Les actions collectives de militants historiques ont pu ici et là contribuer aux mouvements nés de 2005. La défiance des habitants des quartiers populaires à l’endroit des partis politiques a conduit à la multiplication de listes citoyennes lors des élections. Motivé-e-s à  Toulouse, Émergence en Île-de-France, certaines ont obtenu des scores importants, faisant vaciller les partis de gouvernement.

Mais aucune de ces initiatives n’a permis de rétablir le déficit de représentativité dont souffrent les habitants des quartiers populaires. « À un moment, pour faire avancer les choses, les militants associatifs doivent passer la barrière, s’engager, selon Mariam Cissé. Mais pour cela, il faut aussi que les partis politiques, les syndicats, les médias, les organisations, au sens large leur fassent de la place ».

Et donc ? Passer la main ? « Le renouvellement associatif est aussi important que le renouvellement en politique. Bien

sûr qu’en 10 ans, il y a de l’usure, rétorque Samir Mihi. Mais on a réussi à mobiliser les gens, notamment pour les élections. Mais regardez l’engouement pour François Hollande… Il a laissé place à de la déception.
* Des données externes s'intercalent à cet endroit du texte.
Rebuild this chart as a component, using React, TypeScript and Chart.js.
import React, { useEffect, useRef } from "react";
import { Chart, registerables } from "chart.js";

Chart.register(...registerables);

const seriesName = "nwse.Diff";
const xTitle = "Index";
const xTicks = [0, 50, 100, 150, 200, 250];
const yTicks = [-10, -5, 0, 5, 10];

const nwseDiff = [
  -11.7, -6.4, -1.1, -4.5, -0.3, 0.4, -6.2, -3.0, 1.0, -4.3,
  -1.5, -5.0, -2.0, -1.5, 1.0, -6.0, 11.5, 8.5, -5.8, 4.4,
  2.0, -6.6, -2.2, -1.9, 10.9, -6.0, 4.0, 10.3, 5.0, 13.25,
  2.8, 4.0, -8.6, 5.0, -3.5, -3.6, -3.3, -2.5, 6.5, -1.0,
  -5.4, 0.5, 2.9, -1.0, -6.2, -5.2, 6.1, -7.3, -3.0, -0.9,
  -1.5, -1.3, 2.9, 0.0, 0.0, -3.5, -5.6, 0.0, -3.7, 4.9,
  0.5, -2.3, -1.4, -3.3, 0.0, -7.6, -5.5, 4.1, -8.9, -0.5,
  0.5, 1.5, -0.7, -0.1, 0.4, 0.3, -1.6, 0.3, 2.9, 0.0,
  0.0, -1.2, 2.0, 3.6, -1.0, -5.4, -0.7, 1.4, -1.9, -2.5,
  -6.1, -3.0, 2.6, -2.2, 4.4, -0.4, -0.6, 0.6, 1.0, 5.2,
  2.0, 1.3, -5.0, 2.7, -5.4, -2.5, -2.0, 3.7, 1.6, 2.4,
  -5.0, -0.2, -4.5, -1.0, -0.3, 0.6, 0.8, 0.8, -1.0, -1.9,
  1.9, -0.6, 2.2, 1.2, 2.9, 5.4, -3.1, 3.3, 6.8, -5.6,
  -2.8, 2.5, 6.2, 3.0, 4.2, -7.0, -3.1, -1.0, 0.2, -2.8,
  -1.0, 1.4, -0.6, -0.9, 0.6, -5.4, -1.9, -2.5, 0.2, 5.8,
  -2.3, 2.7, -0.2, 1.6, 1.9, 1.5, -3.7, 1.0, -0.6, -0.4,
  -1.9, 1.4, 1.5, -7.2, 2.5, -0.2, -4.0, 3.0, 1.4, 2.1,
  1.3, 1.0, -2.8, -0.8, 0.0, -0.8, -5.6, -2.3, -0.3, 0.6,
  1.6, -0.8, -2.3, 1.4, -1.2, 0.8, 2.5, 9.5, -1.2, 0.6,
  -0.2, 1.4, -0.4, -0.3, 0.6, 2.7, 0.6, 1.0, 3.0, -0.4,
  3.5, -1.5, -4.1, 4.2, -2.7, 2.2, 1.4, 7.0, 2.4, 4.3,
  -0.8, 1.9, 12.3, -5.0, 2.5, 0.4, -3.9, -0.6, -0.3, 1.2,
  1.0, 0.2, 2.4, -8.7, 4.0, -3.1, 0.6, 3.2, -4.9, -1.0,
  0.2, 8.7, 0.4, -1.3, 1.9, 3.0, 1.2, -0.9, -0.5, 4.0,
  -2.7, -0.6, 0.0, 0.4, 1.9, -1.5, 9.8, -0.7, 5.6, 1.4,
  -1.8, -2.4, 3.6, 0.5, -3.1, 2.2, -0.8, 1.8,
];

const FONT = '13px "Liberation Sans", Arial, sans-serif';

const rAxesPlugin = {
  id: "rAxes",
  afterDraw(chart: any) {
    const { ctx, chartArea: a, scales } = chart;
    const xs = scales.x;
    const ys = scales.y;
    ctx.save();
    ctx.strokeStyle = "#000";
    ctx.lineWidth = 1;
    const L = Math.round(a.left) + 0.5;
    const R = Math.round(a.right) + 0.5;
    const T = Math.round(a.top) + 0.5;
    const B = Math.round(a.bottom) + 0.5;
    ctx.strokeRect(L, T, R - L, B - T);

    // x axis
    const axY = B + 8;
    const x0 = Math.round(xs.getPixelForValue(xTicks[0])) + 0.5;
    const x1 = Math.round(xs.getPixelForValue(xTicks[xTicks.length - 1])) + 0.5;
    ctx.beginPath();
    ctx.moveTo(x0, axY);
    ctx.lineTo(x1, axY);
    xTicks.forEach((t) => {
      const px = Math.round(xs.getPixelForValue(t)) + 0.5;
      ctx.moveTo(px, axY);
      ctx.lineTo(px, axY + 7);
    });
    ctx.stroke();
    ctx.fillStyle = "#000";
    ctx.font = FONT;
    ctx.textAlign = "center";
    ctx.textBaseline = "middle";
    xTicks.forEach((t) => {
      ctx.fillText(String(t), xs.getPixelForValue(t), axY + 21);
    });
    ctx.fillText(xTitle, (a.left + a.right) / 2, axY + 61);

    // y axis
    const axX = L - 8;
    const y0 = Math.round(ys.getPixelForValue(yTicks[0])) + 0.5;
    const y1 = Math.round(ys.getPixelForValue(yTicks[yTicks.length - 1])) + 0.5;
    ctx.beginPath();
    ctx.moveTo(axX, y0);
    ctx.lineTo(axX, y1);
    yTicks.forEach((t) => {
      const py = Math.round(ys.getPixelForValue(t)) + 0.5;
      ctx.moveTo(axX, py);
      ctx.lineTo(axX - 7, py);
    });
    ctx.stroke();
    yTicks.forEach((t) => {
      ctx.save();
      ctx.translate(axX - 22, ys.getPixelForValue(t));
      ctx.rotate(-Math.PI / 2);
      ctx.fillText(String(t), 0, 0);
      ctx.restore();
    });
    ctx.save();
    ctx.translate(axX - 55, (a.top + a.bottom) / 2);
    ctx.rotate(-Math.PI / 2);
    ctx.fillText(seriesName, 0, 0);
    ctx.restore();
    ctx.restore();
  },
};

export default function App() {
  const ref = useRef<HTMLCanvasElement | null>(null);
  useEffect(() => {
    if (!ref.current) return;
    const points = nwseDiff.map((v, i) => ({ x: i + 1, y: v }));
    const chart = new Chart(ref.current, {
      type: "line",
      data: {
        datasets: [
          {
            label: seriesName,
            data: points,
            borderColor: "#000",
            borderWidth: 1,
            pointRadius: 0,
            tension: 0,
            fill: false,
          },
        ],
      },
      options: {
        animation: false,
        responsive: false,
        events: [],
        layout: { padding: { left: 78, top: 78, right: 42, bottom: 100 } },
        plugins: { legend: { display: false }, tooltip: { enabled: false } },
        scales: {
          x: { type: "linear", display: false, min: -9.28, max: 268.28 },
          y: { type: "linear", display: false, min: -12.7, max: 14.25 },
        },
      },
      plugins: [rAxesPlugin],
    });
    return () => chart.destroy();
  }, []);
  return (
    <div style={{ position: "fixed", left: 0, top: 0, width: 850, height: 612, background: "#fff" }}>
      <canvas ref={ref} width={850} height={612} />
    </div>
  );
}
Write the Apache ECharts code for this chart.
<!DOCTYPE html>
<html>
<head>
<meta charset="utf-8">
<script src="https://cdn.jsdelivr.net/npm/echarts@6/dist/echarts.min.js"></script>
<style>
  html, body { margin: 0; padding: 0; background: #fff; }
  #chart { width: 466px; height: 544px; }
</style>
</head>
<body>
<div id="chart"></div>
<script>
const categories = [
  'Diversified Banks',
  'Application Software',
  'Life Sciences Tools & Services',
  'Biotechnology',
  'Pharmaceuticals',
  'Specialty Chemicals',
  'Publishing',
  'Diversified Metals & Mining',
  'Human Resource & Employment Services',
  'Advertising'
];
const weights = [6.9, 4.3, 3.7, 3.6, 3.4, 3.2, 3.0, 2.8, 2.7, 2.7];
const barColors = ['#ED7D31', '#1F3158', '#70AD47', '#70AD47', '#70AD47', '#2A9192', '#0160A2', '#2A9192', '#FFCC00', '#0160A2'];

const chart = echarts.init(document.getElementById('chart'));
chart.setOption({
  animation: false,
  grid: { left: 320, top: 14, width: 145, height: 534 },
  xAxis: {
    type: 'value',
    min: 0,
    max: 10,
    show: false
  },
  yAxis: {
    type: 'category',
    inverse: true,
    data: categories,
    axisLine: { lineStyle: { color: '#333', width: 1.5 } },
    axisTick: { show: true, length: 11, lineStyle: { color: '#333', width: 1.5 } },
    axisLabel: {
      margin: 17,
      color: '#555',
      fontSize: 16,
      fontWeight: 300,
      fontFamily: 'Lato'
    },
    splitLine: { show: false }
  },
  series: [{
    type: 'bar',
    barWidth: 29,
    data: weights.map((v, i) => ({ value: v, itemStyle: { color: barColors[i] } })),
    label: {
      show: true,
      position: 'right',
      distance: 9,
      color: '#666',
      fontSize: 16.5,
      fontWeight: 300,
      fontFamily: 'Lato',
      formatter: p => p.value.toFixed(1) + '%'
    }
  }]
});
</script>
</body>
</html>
En 2017, il faut s’attendre à des taux d’abstention record dans nos quartiers »

Alors, en attendant le Grand Soir des quartiers populaires, chacun s’affaire, et tente, à son niveau, d’ouvrir son horizon pour échapper à l’assignation à résidence. « Ce qui manque aux gamins de cité, c’est le réseau, le capital social, la culture, les musées, l’éducation en somme, affirme Christophe. J’ai peur pour les plus petits aujourd’hui. J’ai un fils de 9 ans. Hors de question qu’il vive ici. Il est à Paris, avec sa mère. Il a accès à beaucoup plus de choses que moi même, gamin. Pour s’en sortir, il faut savoir, et pouvoir, partir » Poète, il ajoute : « Il faut un nouvel élan, en politique notamment. Il faut que les gens se rendent compte que la banlieue est un vivier de talents! Mais ces gamins sont comme des pierres brutes, si on ne les taille pas, ils ne pourront jamais se transformer en saphirs ». Les saphirs attendront… Encore.